What the task asks: Pictures excluded, return the lines below from the first through the line holding "return cmap(g)".

Information provided:

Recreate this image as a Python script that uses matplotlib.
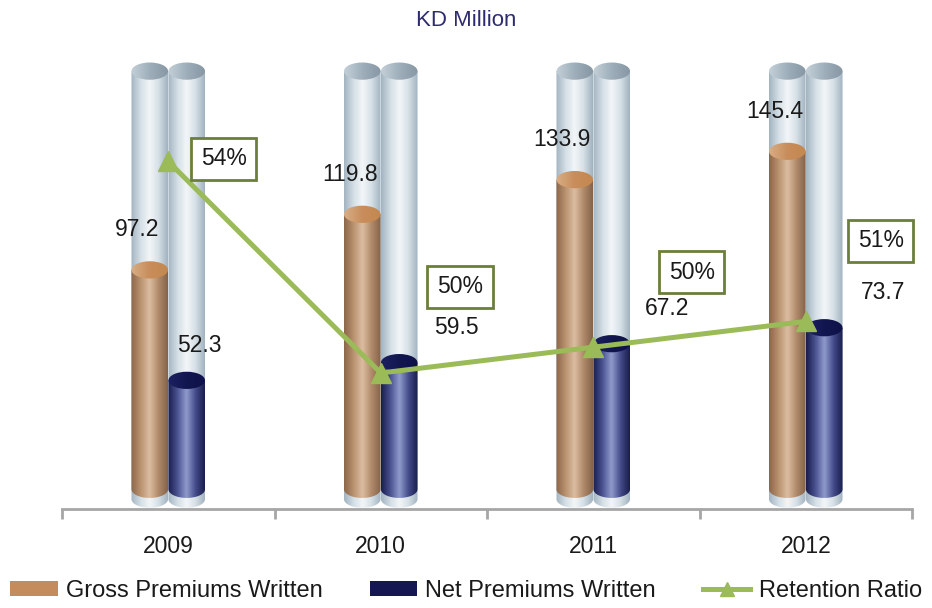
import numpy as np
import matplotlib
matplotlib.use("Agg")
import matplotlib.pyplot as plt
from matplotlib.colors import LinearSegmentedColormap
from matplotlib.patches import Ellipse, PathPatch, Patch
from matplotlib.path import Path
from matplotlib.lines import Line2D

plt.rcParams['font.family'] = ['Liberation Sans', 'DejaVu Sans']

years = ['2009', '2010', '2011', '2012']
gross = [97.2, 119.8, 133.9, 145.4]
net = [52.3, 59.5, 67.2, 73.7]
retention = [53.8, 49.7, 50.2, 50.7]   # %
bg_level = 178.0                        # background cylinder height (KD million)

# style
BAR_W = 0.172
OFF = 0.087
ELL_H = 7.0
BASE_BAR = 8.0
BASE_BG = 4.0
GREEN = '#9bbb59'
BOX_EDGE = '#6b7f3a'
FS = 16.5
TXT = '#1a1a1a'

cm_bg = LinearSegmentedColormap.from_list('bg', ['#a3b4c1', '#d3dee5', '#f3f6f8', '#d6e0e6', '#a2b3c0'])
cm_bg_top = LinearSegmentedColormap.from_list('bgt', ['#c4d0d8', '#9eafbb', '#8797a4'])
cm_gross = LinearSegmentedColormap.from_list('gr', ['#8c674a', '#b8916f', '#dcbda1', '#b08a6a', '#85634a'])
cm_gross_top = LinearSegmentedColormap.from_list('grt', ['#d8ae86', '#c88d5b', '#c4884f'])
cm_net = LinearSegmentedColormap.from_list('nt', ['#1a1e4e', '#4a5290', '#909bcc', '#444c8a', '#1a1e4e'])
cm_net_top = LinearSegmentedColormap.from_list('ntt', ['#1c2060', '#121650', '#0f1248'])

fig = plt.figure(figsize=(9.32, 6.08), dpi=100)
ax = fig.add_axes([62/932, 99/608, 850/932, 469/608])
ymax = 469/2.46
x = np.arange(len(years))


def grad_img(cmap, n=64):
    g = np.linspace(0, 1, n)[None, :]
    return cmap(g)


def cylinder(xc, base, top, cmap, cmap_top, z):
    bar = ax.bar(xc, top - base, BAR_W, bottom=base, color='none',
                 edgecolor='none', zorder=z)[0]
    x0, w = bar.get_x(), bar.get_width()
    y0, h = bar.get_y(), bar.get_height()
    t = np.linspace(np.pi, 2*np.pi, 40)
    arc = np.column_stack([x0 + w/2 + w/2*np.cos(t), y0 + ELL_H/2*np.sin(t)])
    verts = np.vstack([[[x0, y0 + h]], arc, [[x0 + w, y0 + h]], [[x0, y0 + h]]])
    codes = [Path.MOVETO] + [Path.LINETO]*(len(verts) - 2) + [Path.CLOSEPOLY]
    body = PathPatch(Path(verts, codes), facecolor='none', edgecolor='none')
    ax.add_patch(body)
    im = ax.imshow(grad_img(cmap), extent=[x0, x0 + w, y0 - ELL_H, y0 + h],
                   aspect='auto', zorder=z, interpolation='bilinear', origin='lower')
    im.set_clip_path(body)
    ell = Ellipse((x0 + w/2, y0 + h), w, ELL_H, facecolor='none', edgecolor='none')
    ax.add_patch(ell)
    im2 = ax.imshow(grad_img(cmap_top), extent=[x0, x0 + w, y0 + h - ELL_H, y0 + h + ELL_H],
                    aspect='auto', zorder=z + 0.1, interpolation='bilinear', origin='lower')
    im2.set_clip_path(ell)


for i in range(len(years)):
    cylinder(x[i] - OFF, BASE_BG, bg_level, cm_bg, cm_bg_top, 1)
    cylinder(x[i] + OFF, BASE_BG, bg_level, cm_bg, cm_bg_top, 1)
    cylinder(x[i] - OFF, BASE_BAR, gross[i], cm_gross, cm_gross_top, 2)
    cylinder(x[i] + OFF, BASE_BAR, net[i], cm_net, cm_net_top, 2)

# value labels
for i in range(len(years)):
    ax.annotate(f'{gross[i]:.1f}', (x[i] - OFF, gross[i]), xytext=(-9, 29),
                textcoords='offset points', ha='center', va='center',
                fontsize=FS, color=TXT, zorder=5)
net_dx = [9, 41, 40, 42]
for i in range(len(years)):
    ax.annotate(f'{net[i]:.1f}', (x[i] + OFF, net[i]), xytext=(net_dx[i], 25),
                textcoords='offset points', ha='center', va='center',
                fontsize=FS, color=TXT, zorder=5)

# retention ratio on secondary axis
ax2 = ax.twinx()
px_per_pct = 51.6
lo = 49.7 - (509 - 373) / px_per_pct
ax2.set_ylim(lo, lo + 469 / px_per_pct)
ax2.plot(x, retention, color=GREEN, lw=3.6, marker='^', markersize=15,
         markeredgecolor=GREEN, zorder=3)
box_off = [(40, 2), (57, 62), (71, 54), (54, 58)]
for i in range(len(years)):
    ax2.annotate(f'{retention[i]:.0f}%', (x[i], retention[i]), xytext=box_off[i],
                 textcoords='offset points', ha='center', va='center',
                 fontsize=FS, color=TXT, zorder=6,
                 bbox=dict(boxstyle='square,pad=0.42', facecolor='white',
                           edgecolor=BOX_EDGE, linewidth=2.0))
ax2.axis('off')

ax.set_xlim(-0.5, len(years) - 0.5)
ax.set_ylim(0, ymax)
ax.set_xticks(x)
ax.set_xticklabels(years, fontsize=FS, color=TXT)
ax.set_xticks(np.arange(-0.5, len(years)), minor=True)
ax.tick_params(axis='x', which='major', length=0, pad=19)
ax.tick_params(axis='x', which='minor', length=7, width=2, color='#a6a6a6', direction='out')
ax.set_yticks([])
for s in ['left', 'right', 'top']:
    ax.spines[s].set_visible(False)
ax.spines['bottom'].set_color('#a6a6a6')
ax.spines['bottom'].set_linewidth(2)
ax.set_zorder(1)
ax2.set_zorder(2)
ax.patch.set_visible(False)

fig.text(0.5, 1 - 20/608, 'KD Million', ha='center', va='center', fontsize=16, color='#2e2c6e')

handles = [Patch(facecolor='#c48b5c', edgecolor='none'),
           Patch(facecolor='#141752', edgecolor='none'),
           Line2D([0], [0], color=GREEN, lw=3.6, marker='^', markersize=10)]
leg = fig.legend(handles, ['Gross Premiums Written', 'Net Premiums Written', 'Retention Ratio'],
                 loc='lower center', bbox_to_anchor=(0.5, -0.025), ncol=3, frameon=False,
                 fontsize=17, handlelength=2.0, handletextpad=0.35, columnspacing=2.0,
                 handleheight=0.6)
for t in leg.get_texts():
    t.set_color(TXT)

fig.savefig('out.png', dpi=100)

Task solution:
Recreate this image as a Python script that uses matplotlib.
import numpy as np
import matplotlib
matplotlib.use("Agg")
import matplotlib.pyplot as plt
from matplotlib.colors import LinearSegmentedColormap
from matplotlib.patches import Ellipse, PathPatch, Patch
from matplotlib.path import Path
from matplotlib.lines import Line2D

plt.rcParams['font.family'] = ['Liberation Sans', 'DejaVu Sans']

years = ['2009', '2010', '2011', '2012']
gross = [97.2, 119.8, 133.9, 145.4]
net = [52.3, 59.5, 67.2, 73.7]
retention = [53.8, 49.7, 50.2, 50.7]   # %
bg_level = 178.0                        # background cylinder height (KD million)

# style
BAR_W = 0.172
OFF = 0.087
ELL_H = 7.0
BASE_BAR = 8.0
BASE_BG = 4.0
GREEN = '#9bbb59'
BOX_EDGE = '#6b7f3a'
FS = 16.5
TXT = '#1a1a1a'

cm_bg = LinearSegmentedColormap.from_list('bg', ['#a3b4c1', '#d3dee5', '#f3f6f8', '#d6e0e6', '#a2b3c0'])
cm_bg_top = LinearSegmentedColormap.from_list('bgt', ['#c4d0d8', '#9eafbb', '#8797a4'])
cm_gross = LinearSegmentedColormap.from_list('gr', ['#8c674a', '#b8916f', '#dcbda1', '#b08a6a', '#85634a'])
cm_gross_top = LinearSegmentedColormap.from_list('grt', ['#d8ae86', '#c88d5b', '#c4884f'])
cm_net = LinearSegmentedColormap.from_list('nt', ['#1a1e4e', '#4a5290', '#909bcc', '#444c8a', '#1a1e4e'])
cm_net_top = LinearSegmentedColormap.from_list('ntt', ['#1c2060', '#121650', '#0f1248'])

fig = plt.figure(figsize=(9.32, 6.08), dpi=100)
ax = fig.add_axes([62/932, 99/608, 850/932, 469/608])
ymax = 469/2.46
x = np.arange(len(years))


def grad_img(cmap, n=64):
    g = np.linspace(0, 1, n)[None, :]
    return cmap(g)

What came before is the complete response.